* WHAT TO DO: Quote from the first line below through the line that contains "const histYMax = 157;", both included, and leave the pictures out.

* SOURCE EXCERPT:
==========
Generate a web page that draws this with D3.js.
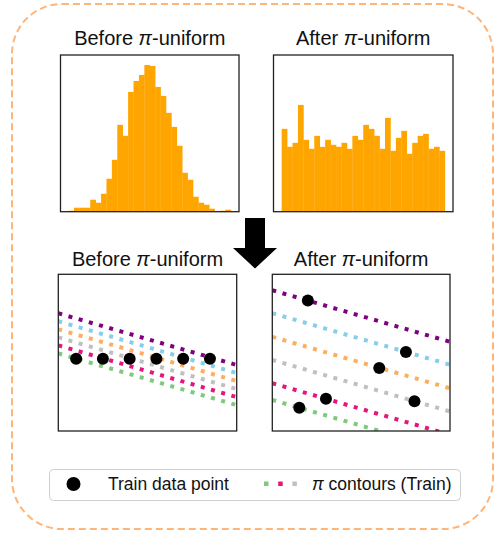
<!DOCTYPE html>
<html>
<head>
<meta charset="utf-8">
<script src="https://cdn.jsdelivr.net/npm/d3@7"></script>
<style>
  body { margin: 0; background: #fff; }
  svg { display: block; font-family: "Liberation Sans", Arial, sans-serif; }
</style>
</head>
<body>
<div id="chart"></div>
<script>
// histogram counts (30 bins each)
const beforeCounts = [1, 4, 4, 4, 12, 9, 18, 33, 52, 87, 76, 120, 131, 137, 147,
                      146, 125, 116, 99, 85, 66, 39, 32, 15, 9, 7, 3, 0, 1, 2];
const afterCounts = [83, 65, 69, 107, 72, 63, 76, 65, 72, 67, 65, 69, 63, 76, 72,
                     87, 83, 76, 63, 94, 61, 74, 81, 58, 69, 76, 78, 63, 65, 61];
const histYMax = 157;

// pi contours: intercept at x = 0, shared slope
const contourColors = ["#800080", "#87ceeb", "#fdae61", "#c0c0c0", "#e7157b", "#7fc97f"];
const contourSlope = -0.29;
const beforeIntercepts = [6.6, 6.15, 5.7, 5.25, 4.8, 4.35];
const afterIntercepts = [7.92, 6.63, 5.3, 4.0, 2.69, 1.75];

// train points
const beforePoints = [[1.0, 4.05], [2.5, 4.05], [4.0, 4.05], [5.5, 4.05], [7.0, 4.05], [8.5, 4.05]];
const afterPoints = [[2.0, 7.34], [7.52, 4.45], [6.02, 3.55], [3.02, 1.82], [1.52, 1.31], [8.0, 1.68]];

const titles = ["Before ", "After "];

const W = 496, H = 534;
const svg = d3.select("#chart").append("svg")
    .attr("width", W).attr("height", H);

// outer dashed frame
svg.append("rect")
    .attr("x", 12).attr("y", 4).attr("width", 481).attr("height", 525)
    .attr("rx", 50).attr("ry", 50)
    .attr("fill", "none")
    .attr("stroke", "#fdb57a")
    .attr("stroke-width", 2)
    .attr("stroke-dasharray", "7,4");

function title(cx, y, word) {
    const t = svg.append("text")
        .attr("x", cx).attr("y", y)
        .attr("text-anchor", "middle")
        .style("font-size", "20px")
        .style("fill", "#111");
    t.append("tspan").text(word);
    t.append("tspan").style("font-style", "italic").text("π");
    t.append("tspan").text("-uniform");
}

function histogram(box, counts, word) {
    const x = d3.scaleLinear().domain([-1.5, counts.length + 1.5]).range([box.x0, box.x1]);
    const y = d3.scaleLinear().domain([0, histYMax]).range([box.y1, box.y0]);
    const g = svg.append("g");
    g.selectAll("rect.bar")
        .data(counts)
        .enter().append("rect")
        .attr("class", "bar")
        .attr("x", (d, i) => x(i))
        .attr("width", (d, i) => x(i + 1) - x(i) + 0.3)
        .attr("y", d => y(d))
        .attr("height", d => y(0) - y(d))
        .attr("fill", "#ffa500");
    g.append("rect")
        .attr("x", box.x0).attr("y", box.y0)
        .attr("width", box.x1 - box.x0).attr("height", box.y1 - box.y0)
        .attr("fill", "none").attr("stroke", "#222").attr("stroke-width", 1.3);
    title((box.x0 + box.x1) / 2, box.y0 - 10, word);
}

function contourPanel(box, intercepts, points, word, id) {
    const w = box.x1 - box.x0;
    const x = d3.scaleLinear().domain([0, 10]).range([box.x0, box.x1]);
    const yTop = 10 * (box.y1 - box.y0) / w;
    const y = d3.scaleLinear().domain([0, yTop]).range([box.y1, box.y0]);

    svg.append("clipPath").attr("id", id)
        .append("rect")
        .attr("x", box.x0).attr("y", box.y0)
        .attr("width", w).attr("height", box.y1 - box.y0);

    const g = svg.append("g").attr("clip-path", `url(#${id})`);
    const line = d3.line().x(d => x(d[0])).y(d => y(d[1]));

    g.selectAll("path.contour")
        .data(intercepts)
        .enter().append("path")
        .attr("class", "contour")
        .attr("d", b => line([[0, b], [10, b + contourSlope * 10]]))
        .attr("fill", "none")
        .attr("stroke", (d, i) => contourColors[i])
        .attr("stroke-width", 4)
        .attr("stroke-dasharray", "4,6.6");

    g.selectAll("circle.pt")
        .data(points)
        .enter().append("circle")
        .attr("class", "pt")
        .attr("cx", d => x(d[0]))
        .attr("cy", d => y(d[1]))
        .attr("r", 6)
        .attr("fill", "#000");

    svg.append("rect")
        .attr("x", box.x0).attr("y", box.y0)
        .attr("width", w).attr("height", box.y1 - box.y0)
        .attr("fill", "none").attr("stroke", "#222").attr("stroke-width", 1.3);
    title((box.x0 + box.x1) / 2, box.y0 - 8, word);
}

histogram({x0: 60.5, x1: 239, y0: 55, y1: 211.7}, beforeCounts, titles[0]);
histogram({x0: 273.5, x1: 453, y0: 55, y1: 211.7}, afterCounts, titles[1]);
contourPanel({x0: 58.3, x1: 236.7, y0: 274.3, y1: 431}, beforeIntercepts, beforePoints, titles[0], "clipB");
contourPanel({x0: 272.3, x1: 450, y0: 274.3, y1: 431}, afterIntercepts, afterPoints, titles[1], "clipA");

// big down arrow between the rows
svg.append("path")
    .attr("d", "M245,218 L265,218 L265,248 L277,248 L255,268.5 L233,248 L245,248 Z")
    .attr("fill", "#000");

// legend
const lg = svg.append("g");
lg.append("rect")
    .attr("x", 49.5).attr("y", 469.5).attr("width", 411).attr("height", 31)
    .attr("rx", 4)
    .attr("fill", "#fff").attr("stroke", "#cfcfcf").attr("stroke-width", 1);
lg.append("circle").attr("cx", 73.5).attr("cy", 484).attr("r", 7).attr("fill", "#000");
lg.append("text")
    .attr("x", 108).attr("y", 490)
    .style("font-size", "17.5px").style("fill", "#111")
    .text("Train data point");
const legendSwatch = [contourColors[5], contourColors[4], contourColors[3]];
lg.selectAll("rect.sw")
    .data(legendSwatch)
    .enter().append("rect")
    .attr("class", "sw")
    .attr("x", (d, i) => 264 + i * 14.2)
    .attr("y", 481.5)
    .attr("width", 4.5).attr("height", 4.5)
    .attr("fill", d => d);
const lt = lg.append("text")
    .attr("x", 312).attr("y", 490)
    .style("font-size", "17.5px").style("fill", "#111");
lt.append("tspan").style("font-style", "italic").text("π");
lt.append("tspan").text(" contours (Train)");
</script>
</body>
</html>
==========
* EXERCISE RESULT:
Generate a web page that draws this with D3.js.
<!DOCTYPE html>
<html>
<head>
<meta charset="utf-8">
<script src="https://cdn.jsdelivr.net/npm/d3@7"></script>
<style>
  body { margin: 0; background: #fff; }
  svg { display: block; font-family: "Liberation Sans", Arial, sans-serif; }
</style>
</head>
<body>
<div id="chart"></div>
<script>
// histogram counts (30 bins each)
const beforeCounts = [1, 4, 4, 4, 12, 9, 18, 33, 52, 87, 76, 120, 131, 137, 147,
                      146, 125, 116, 99, 85, 66, 39, 32, 15, 9, 7, 3, 0, 1, 2];
const afterCounts = [83, 65, 69, 107, 72, 63, 76, 65, 72, 67, 65, 69, 63, 76, 72,
                     87, 83, 76, 63, 94, 61, 74, 81, 58, 69, 76, 78, 63, 65, 61];
const histYMax = 157;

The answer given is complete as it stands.